Иные жрецы, говорила мне бабка, могли точно сказать, какой именно иноприродный зверь сопровождает музыканта или толкователя. У этого (кто бы мог подумать!) – лев, у того (как благородно!) – златорунный овен, а у того, ха-ха, морская свинка, ну скажите, какая милая…
Рассказы эти мне запомнились. Потому, когда я сам начал замечать призрачных, развоплощающихся под пристальным взглядом, зверей-спутников – правда, сопровождавших не гадателей, но таких же, как я, поэтов, – я воспринял это без истерик.
Вскоре обнаружились: то, что бок о бок с тобой ходит янтарно-дымчатый лев, вовсе не означает, что ты царь поэтов. А помойная крыса ничуть не указывает на то, что поэт не откровений муз, но отбросов взыскует.
Связи между тем, каков по виду и величине зверь, и тем, сколь дар силен и редок, я обнаружить не сумел. Зато уверился в другом: нет зверя – нет таланта.
Случалось мне видеть, как молодой поэт, размазня и пустобрех, вдруг, после выстраданной и выделанной на совесть элегии или паломничества в легендарное святилище, обзаводился верткой лаской или кошечкой и начинал писать не хуже раннего меня.
Бывало, наблюдал и поучительное: как обладатель откормленного волкодава вдруг являлся на поэтический пир сам-один, порвав с любимой содержанкой ради выгодной женитьбы.
Смешное тоже видал я: иной хозяин хорька годами пытался уверить весь Рим, что владеет иберийским жеребцом сияющей серой масти.
Но, возвращаясь к Рабирию, скажу: зверя при нем никогда я не видел. А вот он моего угадал быстро.
Он горячо нахваливал и безжалостно критиковал. Несусветно много читал, всюду бывал зван и первым знал все важные новости. Богач и проныра, он умел быть полезен и легко давал в долг, говорил то учтиво, то язвительно.
Словом, мы сошлись – или, точнее, это он сошелся со мной. Всюду мы появлялись вместе, дуэтом клеймили кропателей, в унисон хвалили небезнадежных. Всегда заодно, мы глумились над веком, который потом назовут Золотым – и не только потому, что за все хорошее нам приходилось платить чистым золотом.
Про нас даже вирши слагали:
Кто это там, по телам графоманов, к Парнасу
Шествует важно, завистливым толкам на зло?
Это Овидий-похабник, а с ним злоязыкий Рабирий.
Эй, трепещите, ведь консульство их началось!

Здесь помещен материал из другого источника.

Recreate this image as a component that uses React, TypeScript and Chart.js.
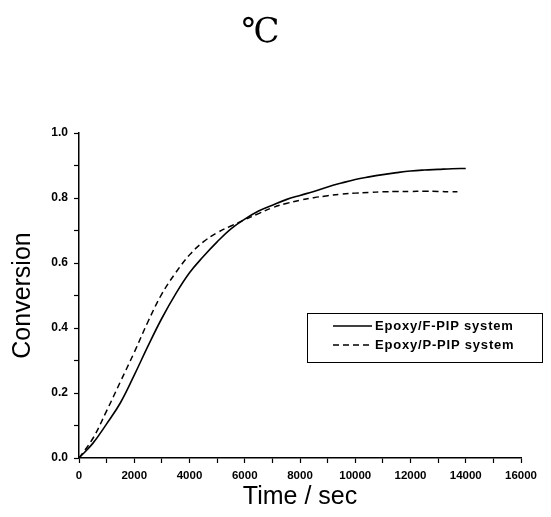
import React, { useEffect, useRef } from "react";
import { Chart, registerables } from "chart.js";

Chart.register(...registerables);

const titleText = "℃";
const xTitle = "Time / sec";
const yTitle = "Conversion";

const seriesNames = ["Epoxy/F-PIP system", "Epoxy/P-PIP system"];

const timeF = [0, 500, 1000, 1500, 2000, 2500, 3000, 3500, 4000, 4500, 5000, 5500, 6000, 6500, 7000, 7500, 8000, 8500, 9000, 9500, 10000, 10500, 11000, 11500, 12000, 12500, 13000, 13500, 14000];
const convF = [0, 0.045, 0.105, 0.17, 0.255, 0.345, 0.43, 0.505, 0.57, 0.62, 0.665, 0.705, 0.735, 0.76, 0.778, 0.795, 0.808, 0.82, 0.834, 0.846, 0.857, 0.865, 0.872, 0.878, 0.883, 0.886, 0.888, 0.89, 0.891];

const timeP = [0, 500, 1000, 1500, 2000, 2500, 3000, 3500, 4000, 4500, 5000, 5500, 6000, 6500, 7000, 7500, 8000, 8500, 9000, 9500, 10000, 10500, 11000, 11500, 12000, 12500, 13000, 13500, 13700];
const convP = [0, 0.06, 0.145, 0.235, 0.325, 0.42, 0.505, 0.57, 0.625, 0.665, 0.693, 0.714, 0.733, 0.752, 0.77, 0.783, 0.793, 0.801, 0.807, 0.812, 0.815, 0.817, 0.819, 0.82, 0.82, 0.821, 0.82, 0.819, 0.819];

const xMin = 0;
const xMax = 16000;
const xStep = 1000;
const xLabelStep = 2000;
const yMin = 0;
const yMax = 1.0;
const yStep = 0.1;
const yLabelStep = 0.2;

const FONT = '"Liberation Sans", Arial, sans-serif';

const legendPlugin = {
  id: "boxLegend",
  afterDraw(chart: any) {
    const { ctx, chartArea } = chart;
    const left = chartArea.left + 228;
    const top = chartArea.top + 180;
    const w = 235;
    const h = 49;
    ctx.save();
    ctx.strokeStyle = "#000";
    ctx.lineWidth = 1;
    ctx.strokeRect(left + 0.5, top + 0.5, w, h);
    ctx.font = `bold 13px ${FONT}`;
    try {
      (ctx as any).letterSpacing = "0.8px";
    } catch (e) {}
    ctx.textBaseline = "middle";
    ctx.fillStyle = "#000";
    chart.data.datasets.forEach((ds: any, i: number) => {
      const y = top + 13 + i * 19;
      ctx.beginPath();
      ctx.setLineDash(ds.borderDash || []);
      ctx.lineWidth = 1.3;
      ctx.moveTo(left + 26, y);
      ctx.lineTo(left + 65, y);
      ctx.stroke();
      ctx.setLineDash([]);
      ctx.fillText(ds.label, left + 68, y);
    });
    ctx.restore();
  },
};

export default function App() {
  const ref = useRef<HTMLCanvasElement>(null);
  useEffect(() => {
    if (!ref.current) return;
    const chart = new Chart(ref.current, {
      type: "line",
      data: {
        datasets: [
          {
            label: seriesNames[0],
            data: timeF.map((t, i) => ({ x: t, y: convF[i] })),
            borderColor: "#000",
            borderWidth: 1.6,
            pointRadius: 0,
            tension: 0.4,
            fill: false,
          },
          {
            label: seriesNames[1],
            data: timeP.map((t, i) => ({ x: t, y: convP[i] })),
            borderColor: "#000",
            borderWidth: 1.5,
            borderDash: [6, 4],
            pointRadius: 0,
            tension: 0.4,
            fill: false,
          },
        ],
      },
      options: {
        animation: false,
        responsive: false,
        layout: { padding: { left: 0, right: 30, top: 0, bottom: 0 } },
        plugins: {
          legend: { display: false },
          tooltip: { enabled: false },
          title: {
            display: true,
            text: titleText,
            color: "#000",
            font: { family: '"Liberation Serif", "DejaVu Serif", serif', size: 34, weight: "normal", lineHeight: 1 },
            padding: { top: 16, bottom: 83 },
          },
        },
        scales: {
          x: {
            type: "linear",
            min: xMin,
            max: xMax,
            afterFit: (s: any) => {
              s.height = 59;
            },
            border: { display: true, color: "#000", width: 1.5 },
            grid: { drawOnChartArea: false, drawTicks: true, tickLength: 5, tickColor: "#000", tickWidth: 1.2 },
            ticks: {
              stepSize: xStep,
              autoSkip: false,
              maxRotation: 0,
              color: "#000",
              padding: 6,
              font: { family: FONT, size: 11.5, weight: "bold" },
              callback: (v: any) => (Math.round(v) % xLabelStep === 0 ? String(v) : ""),
            },
            title: {
              display: true,
              text: xTitle,
              color: "#000",
              font: { family: FONT, size: 25, lineHeight: 1.2 },
              padding: { top: 0, bottom: 5 },
            },
          },
          y: {
            type: "linear",
            min: yMin,
            max: yMax,
            afterFit: (s: any) => {
              s.width = 79;
            },
            border: { display: true, color: "#000", width: 1.5 },
            grid: { drawOnChartArea: false, drawTicks: true, tickLength: 5, tickColor: "#000", tickWidth: 1.2 },
            ticks: {
              stepSize: yStep,
              autoSkip: false,
              color: "#000",
              padding: 6,
              font: { family: FONT, size: 12, weight: "bold" },
              callback: (v: any) => {
                const r = Math.round(v * 10);
                return r % Math.round(yLabelStep * 10) === 0 ? (r / 10).toFixed(1) : "";
              },
            },
            title: {
              display: true,
              text: yTitle,
              color: "#000",
              font: { family: FONT, size: 25, lineHeight: 1.2 },
              padding: { top: 8, bottom: 0 },
            },
          },
        },
      } as any,
      plugins: [legendPlugin],
    });
    return () => chart.destroy();
  }, []);
  return (
    <div style={{ position: "fixed", left: 0, top: 0, width: 551, height: 517, background: "#fff" }}>
      <canvas ref={ref} width={551} height={517} />
    </div>
  );
}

Мы дружили шесть долгих лет. И за эти годы лишь единожды произошла между нами размолвка. Мой бывший шурин, заведующий канцелярией одного сенатора, которому Цезарь исключительно благоволил, тайно скопировал для меня письмо со стола патрона.
В письме этом Рабирий в свойственных ему едких выражениях бесчестил мою обожаемую жену Фабию. Поначалу я шурину не поверил. Но нет, почерк Рабирия, да и прочее, сходилось!
Я был настолько удручен этой мелкой низостью, вдобавок лишенной мотива, что не смог утаить свое открытие от друга. Учинил дознание.
Рабирий не запирался (он был умен и чуял: не поможет!). Напротив, подлец раскаивался. Да так бурно, что я едва осушил от слез его глаза.
Ногтями разрывая себе грудь, Рабирий объяснил, что писал о Фабии дурно, поддавшись низкому порыву, попросту – позавидовав мне, женатому на такой неописуемой красавице-и-умнице, и, что самое непереносимое, страстно любимому ею.
«Я же не был любим никем, кроме шлюх и своей матери», – рыдал он.
Меня тронула непритворная глубина его раскаяния. И его извинения я, конечно же, принял, вместе с приложенным к ним подарком – легкими носилками из драгоценного дерева и восьмеркой рослых рабов-носильщиков (плюс девятый, запасной).
Носилки я отдарил Фабии, которая, хоть о письме и не подозревала, но все одно оставалась вроде как пострадавшей стороной. Я счел ссору забытой и вновь начал звать Рабирия «сердечным другом».
Всесильные боги! На обиженных воду возят. А на доверчивых возят что? Я думаю, фекалии.